Task to carry out: Write out the data below in full, unchanged, minus the images.

Exercise inputs:
----

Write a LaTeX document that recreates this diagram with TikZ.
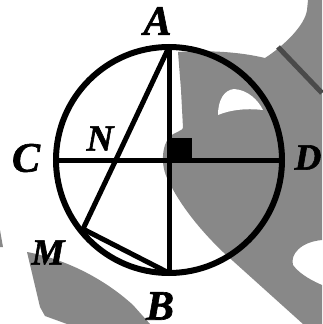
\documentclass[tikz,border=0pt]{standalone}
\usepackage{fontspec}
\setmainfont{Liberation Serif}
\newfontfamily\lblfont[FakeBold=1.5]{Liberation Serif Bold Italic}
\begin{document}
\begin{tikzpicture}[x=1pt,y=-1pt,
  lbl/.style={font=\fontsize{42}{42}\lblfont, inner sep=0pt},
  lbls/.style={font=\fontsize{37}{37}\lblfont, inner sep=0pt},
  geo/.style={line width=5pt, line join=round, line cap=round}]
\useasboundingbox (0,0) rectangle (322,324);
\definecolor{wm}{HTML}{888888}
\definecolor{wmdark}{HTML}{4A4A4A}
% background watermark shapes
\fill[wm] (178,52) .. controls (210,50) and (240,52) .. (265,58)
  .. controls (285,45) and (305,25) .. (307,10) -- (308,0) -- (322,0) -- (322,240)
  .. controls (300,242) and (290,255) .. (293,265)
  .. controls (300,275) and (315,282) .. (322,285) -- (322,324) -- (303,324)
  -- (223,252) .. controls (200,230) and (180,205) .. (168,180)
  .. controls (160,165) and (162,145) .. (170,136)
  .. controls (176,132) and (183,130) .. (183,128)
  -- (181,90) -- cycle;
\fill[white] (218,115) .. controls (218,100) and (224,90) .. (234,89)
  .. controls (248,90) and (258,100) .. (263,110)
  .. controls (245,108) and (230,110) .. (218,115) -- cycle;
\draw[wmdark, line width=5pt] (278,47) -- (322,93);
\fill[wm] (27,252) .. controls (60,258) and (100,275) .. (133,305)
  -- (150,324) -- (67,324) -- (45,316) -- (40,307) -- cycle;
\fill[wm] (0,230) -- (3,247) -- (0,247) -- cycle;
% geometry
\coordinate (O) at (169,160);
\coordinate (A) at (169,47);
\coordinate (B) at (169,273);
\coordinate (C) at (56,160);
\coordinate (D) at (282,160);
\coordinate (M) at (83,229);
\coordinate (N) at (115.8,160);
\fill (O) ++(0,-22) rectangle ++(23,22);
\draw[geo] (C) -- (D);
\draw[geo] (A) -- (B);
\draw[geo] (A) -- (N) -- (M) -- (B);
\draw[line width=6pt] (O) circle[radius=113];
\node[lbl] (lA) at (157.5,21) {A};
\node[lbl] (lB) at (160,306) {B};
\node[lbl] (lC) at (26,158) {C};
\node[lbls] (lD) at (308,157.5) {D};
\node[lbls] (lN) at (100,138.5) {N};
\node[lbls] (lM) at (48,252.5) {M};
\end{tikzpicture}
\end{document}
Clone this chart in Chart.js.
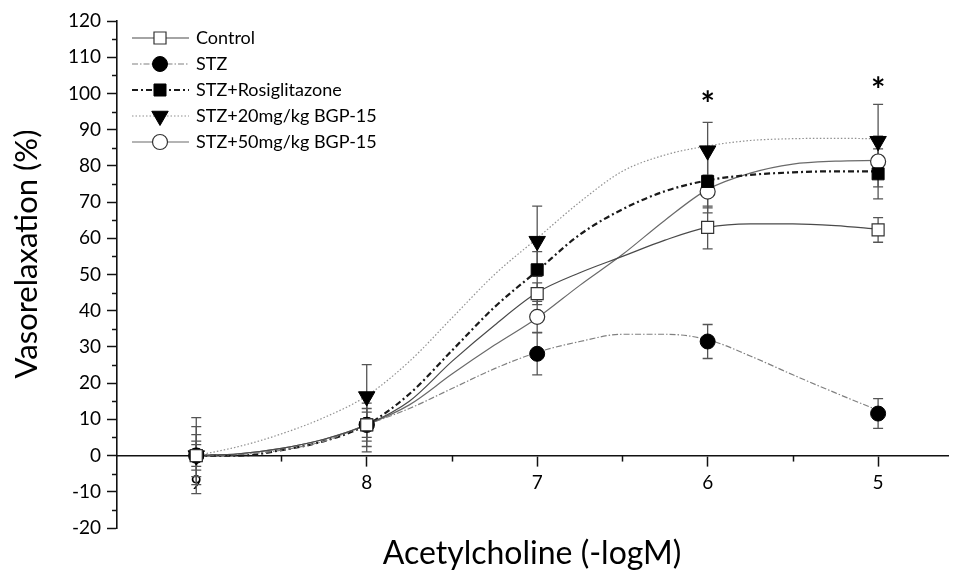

----

Result of the task:
Write a LaTeX document that recreates this diagram with TikZ.
\documentclass[tikz,border=0pt]{standalone}
\usepackage{fontspec}
\setmainfont{Liberation Serif}
\newfontfamily\lblfont[FakeBold=1.5]{Liberation Serif Bold Italic}
\begin{document}
\begin{tikzpicture}[x=1pt,y=-1pt,
  lbl/.style={font=\fontsize{42}{42}\lblfont, inner sep=0pt},
  lbls/.style={font=\fontsize{37}{37}\lblfont, inner sep=0pt},
  geo/.style={line width=5pt, line join=round, line cap=round}]
\useasboundingbox (0,0) rectangle (322,324);
\definecolor{wm}{HTML}{888888}
\definecolor{wmdark}{HTML}{4A4A4A}
% background watermark shapes
\fill[wm] (178,52) .. controls (210,50) and (240,52) .. (265,58)
  .. controls (285,45) and (305,25) .. (307,10) -- (308,0) -- (322,0) -- (322,240)
  .. controls (300,242) and (290,255) .. (293,265)
  .. controls (300,275) and (315,282) .. (322,285) -- (322,324) -- (303,324)
  -- (223,252) .. controls (200,230) and (180,205) .. (168,180)
  .. controls (160,165) and (162,145) .. (170,136)
  .. controls (176,132) and (183,130) .. (183,128)
  -- (181,90) -- cycle;
\fill[white] (218,115) .. controls (218,100) and (224,90) .. (234,89)
  .. controls (248,90) and (258,100) .. (263,110)
  .. controls (245,108) and (230,110) .. (218,115) -- cycle;
\draw[wmdark, line width=5pt] (278,47) -- (322,93);
\fill[wm] (27,252) .. controls (60,258) and (100,275) .. (133,305)
  -- (150,324) -- (67,324) -- (45,316) -- (40,307) -- cycle;
\fill[wm] (0,230) -- (3,247) -- (0,247) -- cycle;
% geometry
\coordinate (O) at (169,160);
\coordinate (A) at (169,47);
\coordinate (B) at (169,273);
\coordinate (C) at (56,160);
\coordinate (D) at (282,160);
\coordinate (M) at (83,229);
\coordinate (N) at (115.8,160);
\fill (O) ++(0,-22) rectangle ++(23,22);
\draw[geo] (C) -- (D);
\draw[geo] (A) -- (B);
\draw[geo] (A) -- (N) -- (M) -- (B);
\draw[line width=6pt] (O) circle[radius=113];
\node[lbl] (lA) at (157.5,21) {A};
\node[lbl] (lB) at (160,306) {B};
\node[lbl] (lC) at (26,158) {C};
\node[lbls] (lD) at (308,157.5) {D};
\node[lbls] (lN) at (100,138.5) {N};
\node[lbls] (lM) at (48,252.5) {M};
\end{tikzpicture}
\end{document}
Clone this chart in Chart.js.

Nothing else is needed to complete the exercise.